* _PROBLEM TO SOLVE_: The data below should be printed in full, exactly, and without any of its images.

== GIVEN MATERIAL ==

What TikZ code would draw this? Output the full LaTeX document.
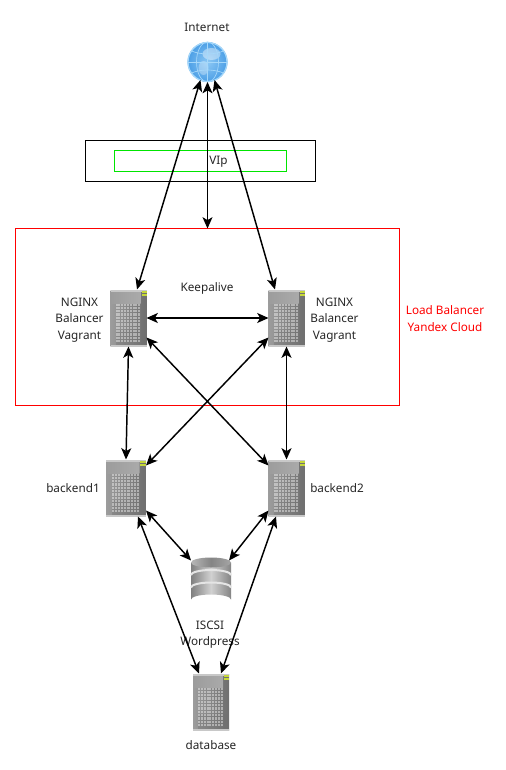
\documentclass[tikz,border=0pt]{standalone}
\usepackage{fontspec}
\setmainfont{Noto Sans}
\usetikzlibrary{arrows.meta,shadings}
\definecolor{srvdark}{HTML}{707070}
\definecolor{srvmid}{HTML}{9C9C9C}
\definecolor{srvlight}{HTML}{C8C8C8}
\definecolor{led}{HTML}{C6D83A}
\definecolor{globeblue}{HTML}{4C9FE6}
\definecolor{globelight}{HTML}{A6D8FA}
\tikzset{
  lbl/.style={font=\fontsize{8.8pt}{12.2pt}\selectfont,align=center,inner sep=0pt,text=black!85},
  redlbl/.style={lbl,text=red},
  srv/.style={minimum width=36*0.75pt,minimum height=57*0.75pt,inner sep=0pt,outer sep=0pt},
  srvwide/.style={srv,minimum width=40*0.75pt},
  dbicon/.style={minimum width=40*0.75pt,minimum height=47*0.75pt,inner sep=0pt,outer sep=0pt},
  globeicon/.style={circle,minimum size=40*0.75pt,inner sep=0pt,outer sep=0pt},
  conn/.style={{Stealth[length=8.5pt,width=7.5pt,inset=2.2pt]}-{Stealth[length=8.5pt,width=7.5pt,inset=2.2pt]},line width=1.1pt,black},
  thinconn/.style={conn,line width=0.75pt},
  outerbox/.style={draw=black,line width=0.75pt},
  greenbox/.style={draw=green!90!black,line width=0.75pt},
  redbox/.style={draw=red,line width=0.75pt}
}
% server artwork, drawn around a named node; #2 = horizontal scale
\newcommand{\serverart}[2]{%
  \begin{scope}[shift={(#1.center)},xscale=#2]
    \shade[left color=srvmid,right color=srvdark] (-18,-28) rectangle (18,28);
    \shade[left color=srvmid,right color=srvlight!85!black] (-18,-27) rectangle (12,-15);
    \fill[srvlight] (-18,-28.5) rectangle (18,-26);
    \fill[srvdark,opacity=.35] (12,-26) rectangle (18,28);
    \fill[srvdark,opacity=.35] (-13,12) rectangle (18,28);
    \fill[srvlight] (-18,27) rectangle (18,28.5);
    \foreach \cx in {0,...,8}{\foreach \cy in {0,...,11}{
      \fill[white,opacity=.42] (-13+\cx*2.85,-14.5+\cy*3.3) rectangle ++(2,2.3);}}
    \fill[led] (13,-27) rectangle (18,-25.5);
    \fill[led] (13,-24) rectangle (18,-22.5);
  \end{scope}}
\newcommand{\dbart}[1]{%
  \begin{scope}[shift={(#1.center)}]
    \shade[left color=black!50,right color=black!48,middle color=black!18]
      (-20,-18.5) -- (-20,18.5) arc[x radius=20,y radius=5,start angle=180,end angle=360] -- (20,-18.5) -- cycle;
    \foreach \yy in {-6,6.5}{
      \draw[white!90!black,line width=1.5pt] (-20,\yy) arc[x radius=20,y radius=5,start angle=180,end angle=360];}
    \shade[left color=black!28,right color=black!35,middle color=black!48]
      (0,-18.5) ellipse[x radius=20,y radius=5];
  \end{scope}}
\newcommand{\globeart}[1]{%
  \begin{scope}[shift={(#1.center)}]
    \shade[inner color=globelight!70!globeblue,outer color=globeblue] (0,0) circle[radius=20];
    \fill[white,opacity=.4] (4,-8) ellipse[x radius=9,y radius=6];
    \fill[white,opacity=.3] (-4,6) ellipse[x radius=5,y radius=7];
    \draw[globelight,line width=0.9pt] (0,0) circle[radius=19.5];
    \draw[globelight,line width=0.5pt] (-20,0) -- (20,0) (0,-20) -- (0,20);
    \draw[globelight,line width=0.5pt] (0,0) ellipse[x radius=11,y radius=20];
    \draw[globelight,line width=0.5pt] (-16,-11) .. controls (-6,-7) and (6,-7) .. (16,-11);
    \draw[globelight,line width=0.5pt] (-16,11) .. controls (-6,7) and (6,7) .. (16,11);
  \end{scope}}
\begin{document}
\begin{tikzpicture}[x=0.75pt,y=-0.75pt]
  \useasboundingbox[fill=white] (0,0) rectangle (506,770);

  % frames
  \draw[outerbox] (85.5,140.5) rectangle (315.5,181.5);
  \draw[greenbox] (114.5,150.5) rectangle (286.5,171.5);
  \node[minimum width=384*0.75pt,minimum height=177*0.75pt,inner sep=0pt,outer sep=0pt,redbox] (lb) at (207.5,317) {};

  % icons
  \node[globeicon] (inet) at (207.5,62) {};
  \node[srv] (n1) at (128.5,318) {};
  \node[srv] (n2) at (286.5,318) {};
  \node[srvwide] (b1) at (126,488) {};
  \node[srv] (b2) at (286.5,488) {};
  \node[dbicon] (iscsi) at (211,581) {};
  \node[srv] (db) at (211,702) {};
  \globeart{inet}
  \serverart{n1}{1}
  \serverart{n2}{1}
  \serverart{b1}{1.11}
  \serverart{b2}{1}
  \dbart{iscsi}
  \serverart{db}{1}

  % labels
  \node[lbl] (tinet) at (207,27.5) {Internet};
  \node[lbl] (tvip) at (218.5,162) {VIp};
  \node[lbl] (tkeep) at (207,288) {Keepalive};
  \node[lbl] (tn1) at (79.5,320) {NGINX\\Balancer\\Vagrant};
  \node[lbl] (tn2) at (334.5,320) {NGINX\\Balancer\\Vagrant};
  \node[redlbl] (tlb) at (445,318.5) {Load Balancer\\Yandex Cloud};
  \node[lbl] (tb1) at (73,488) {backend1};
  \node[lbl] (tb2) at (337,488) {backend2};
  \node[lbl] (tiscsi) at (210,635) {ISCSI\\Wordpress};
  \node[lbl] (tdb) at (211,745) {database};

  % connectors
  \draw[conn] ([xshift=-7*0.75pt,yshift=2*0.75pt]inet.south) -- ([xshift=8.5*0.75pt]n1.north);
  \draw[conn] ([xshift=7*0.75pt,yshift=2*0.75pt]inet.south) -- ([xshift=-11.5*0.75pt]n2.north);
  \draw[thinconn] (inet.south) -- (inet.south |- lb.north);
  \draw[conn] (n1.east) -- (n2.west);
  \draw[conn] (n1.south) -- (b1.north);
  \draw[conn] (n2.south) -- (b2.north);
  \draw[conn] ([yshift=9*0.75pt]n1.south east) -- ([yshift=-6*0.75pt]b2.north west);
  \draw[conn] ([yshift=9*0.75pt]n2.south west) -- ([yshift=-6*0.75pt]b1.north east);
  \draw[conn] ([yshift=6*0.75pt]b1.south east) -- ([yshift=-3*0.75pt]iscsi.north west);
  \draw[conn] ([yshift=6*0.75pt]b2.south west) -- ([yshift=-3*0.75pt,xshift=-2*0.75pt]iscsi.north east);
  \draw[conn] ([xshift=12*0.75pt]b1.south) -- ([xshift=-12*0.75pt]db.north);
  \draw[conn] ([xshift=-10.5*0.75pt]b2.south) -- ([xshift=10*0.75pt]db.north);
\end{tikzpicture}
\end{document}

===

* _TASK OUTPUT_:
What TikZ code would draw this? Output the full LaTeX document.
\documentclass[tikz,border=0pt]{standalone}
\usepackage{fontspec}
\setmainfont{Noto Sans}
\usetikzlibrary{arrows.meta,shadings}
\definecolor{srvdark}{HTML}{707070}
\definecolor{srvmid}{HTML}{9C9C9C}
\definecolor{srvlight}{HTML}{C8C8C8}
\definecolor{led}{HTML}{C6D83A}
\definecolor{globeblue}{HTML}{4C9FE6}
\definecolor{globelight}{HTML}{A6D8FA}
\tikzset{
  lbl/.style={font=\fontsize{8.8pt}{12.2pt}\selectfont,align=center,inner sep=0pt,text=black!85},
  redlbl/.style={lbl,text=red},
  srv/.style={minimum width=36*0.75pt,minimum height=57*0.75pt,inner sep=0pt,outer sep=0pt},
  srvwide/.style={srv,minimum width=40*0.75pt},
  dbicon/.style={minimum width=40*0.75pt,minimum height=47*0.75pt,inner sep=0pt,outer sep=0pt},
  globeicon/.style={circle,minimum size=40*0.75pt,inner sep=0pt,outer sep=0pt},
  conn/.style={{Stealth[length=8.5pt,width=7.5pt,inset=2.2pt]}-{Stealth[length=8.5pt,width=7.5pt,inset=2.2pt]},line width=1.1pt,black},
  thinconn/.style={conn,line width=0.75pt},
  outerbox/.style={draw=black,line width=0.75pt},
  greenbox/.style={draw=green!90!black,line width=0.75pt},
  redbox/.style={draw=red,line width=0.75pt}
}
% server artwork, drawn around a named node; #2 = horizontal scale
\newcommand{\serverart}[2]{%
  \begin{scope}[shift={(#1.center)},xscale=#2]
    \shade[left color=srvmid,right color=srvdark] (-18,-28) rectangle (18,28);
    \shade[left color=srvmid,right color=srvlight!85!black] (-18,-27) rectangle (12,-15);
    \fill[srvlight] (-18,-28.5) rectangle (18,-26);
    \fill[srvdark,opacity=.35] (12,-26) rectangle (18,28);
    \fill[srvdark,opacity=.35] (-13,12) rectangle (18,28);
    \fill[srvlight] (-18,27) rectangle (18,28.5);
    \foreach \cx in {0,...,8}{\foreach \cy in {0,...,11}{
      \fill[white,opacity=.42] (-13+\cx*2.85,-14.5+\cy*3.3) rectangle ++(2,2.3);}}
    \fill[led] (13,-27) rectangle (18,-25.5);
    \fill[led] (13,-24) rectangle (18,-22.5);
  \end{scope}}
\newcommand{\dbart}[1]{%
  \begin{scope}[shift={(#1.center)}]
    \shade[left color=black!50,right color=black!48,middle color=black!18]
      (-20,-18.5) -- (-20,18.5) arc[x radius=20,y radius=5,start angle=180,end angle=360] -- (20,-18.5) -- cycle;
    \foreach \yy in {-6,6.5}{
      \draw[white!90!black,line width=1.5pt] (-20,\yy) arc[x radius=20,y radius=5,start angle=180,end angle=360];}
    \shade[left color=black!28,right color=black!35,middle color=black!48]
      (0,-18.5) ellipse[x radius=20,y radius=5];
  \end{scope}}
\newcommand{\globeart}[1]{%
  \begin{scope}[shift={(#1.center)}]
    \shade[inner color=globelight!70!globeblue,outer color=globeblue] (0,0) circle[radius=20];
    \fill[white,opacity=.4] (4,-8) ellipse[x radius=9,y radius=6];
    \fill[white,opacity=.3] (-4,6) ellipse[x radius=5,y radius=7];
    \draw[globelight,line width=0.9pt] (0,0) circle[radius=19.5];
    \draw[globelight,line width=0.5pt] (-20,0) -- (20,0) (0,-20) -- (0,20);
    \draw[globelight,line width=0.5pt] (0,0) ellipse[x radius=11,y radius=20];
    \draw[globelight,line width=0.5pt] (-16,-11) .. controls (-6,-7) and (6,-7) .. (16,-11);
    \draw[globelight,line width=0.5pt] (-16,11) .. controls (-6,7) and (6,7) .. (16,11);
  \end{scope}}
\begin{document}
\begin{tikzpicture}[x=0.75pt,y=-0.75pt]
  \useasboundingbox[fill=white] (0,0) rectangle (506,770);

  % frames
  \draw[outerbox] (85.5,140.5) rectangle (315.5,181.5);
  \draw[greenbox] (114.5,150.5) rectangle (286.5,171.5);
  \node[minimum width=384*0.75pt,minimum height=177*0.75pt,inner sep=0pt,outer sep=0pt,redbox] (lb) at (207.5,317) {};

  % icons
  \node[globeicon] (inet) at (207.5,62) {};
  \node[srv] (n1) at (128.5,318) {};
  \node[srv] (n2) at (286.5,318) {};
  \node[srvwide] (b1) at (126,488) {};
  \node[srv] (b2) at (286.5,488) {};
  \node[dbicon] (iscsi) at (211,581) {};
  \node[srv] (db) at (211,702) {};
  \globeart{inet}
  \serverart{n1}{1}
  \serverart{n2}{1}
  \serverart{b1}{1.11}
  \serverart{b2}{1}
  \dbart{iscsi}
  \serverart{db}{1}

  % labels
  \node[lbl] (tinet) at (207,27.5) {Internet};
  \node[lbl] (tvip) at (218.5,162) {VIp};
  \node[lbl] (tkeep) at (207,288) {Keepalive};
  \node[lbl] (tn1) at (79.5,320) {NGINX\\Balancer\\Vagrant};
  \node[lbl] (tn2) at (334.5,320) {NGINX\\Balancer\\Vagrant};
  \node[redlbl] (tlb) at (445,318.5) {Load Balancer\\Yandex Cloud};
  \node[lbl] (tb1) at (73,488) {backend1};
  \node[lbl] (tb2) at (337,488) {backend2};
  \node[lbl] (tiscsi) at (210,635) {ISCSI\\Wordpress};
  \node[lbl] (tdb) at (211,745) {database};

  % connectors
  \draw[conn] ([xshift=-7*0.75pt,yshift=2*0.75pt]inet.south) -- ([xshift=8.5*0.75pt]n1.north);
  \draw[conn] ([xshift=7*0.75pt,yshift=2*0.75pt]inet.south) -- ([xshift=-11.5*0.75pt]n2.north);
  \draw[thinconn] (inet.south) -- (inet.south |- lb.north);
  \draw[conn] (n1.east) -- (n2.west);
  \draw[conn] (n1.south) -- (b1.north);
  \draw[conn] (n2.south) -- (b2.north);
  \draw[conn] ([yshift=9*0.75pt]n1.south east) -- ([yshift=-6*0.75pt]b2.north west);
  \draw[conn] ([yshift=9*0.75pt]n2.south west) -- ([yshift=-6*0.75pt]b1.north east);
  \draw[conn] ([yshift=6*0.75pt]b1.south east) -- ([yshift=-3*0.75pt]iscsi.north west);
  \draw[conn] ([yshift=6*0.75pt]b2.south west) -- ([yshift=-3*0.75pt,xshift=-2*0.75pt]iscsi.north east);
  \draw[conn] ([xshift=12*0.75pt]b1.south) -- ([xshift=-12*0.75pt]db.north);
  \draw[conn] ([xshift=-10.5*0.75pt]b2.south) -- ([xshift=10*0.75pt]db.north);
\end{tikzpicture}
\end{document}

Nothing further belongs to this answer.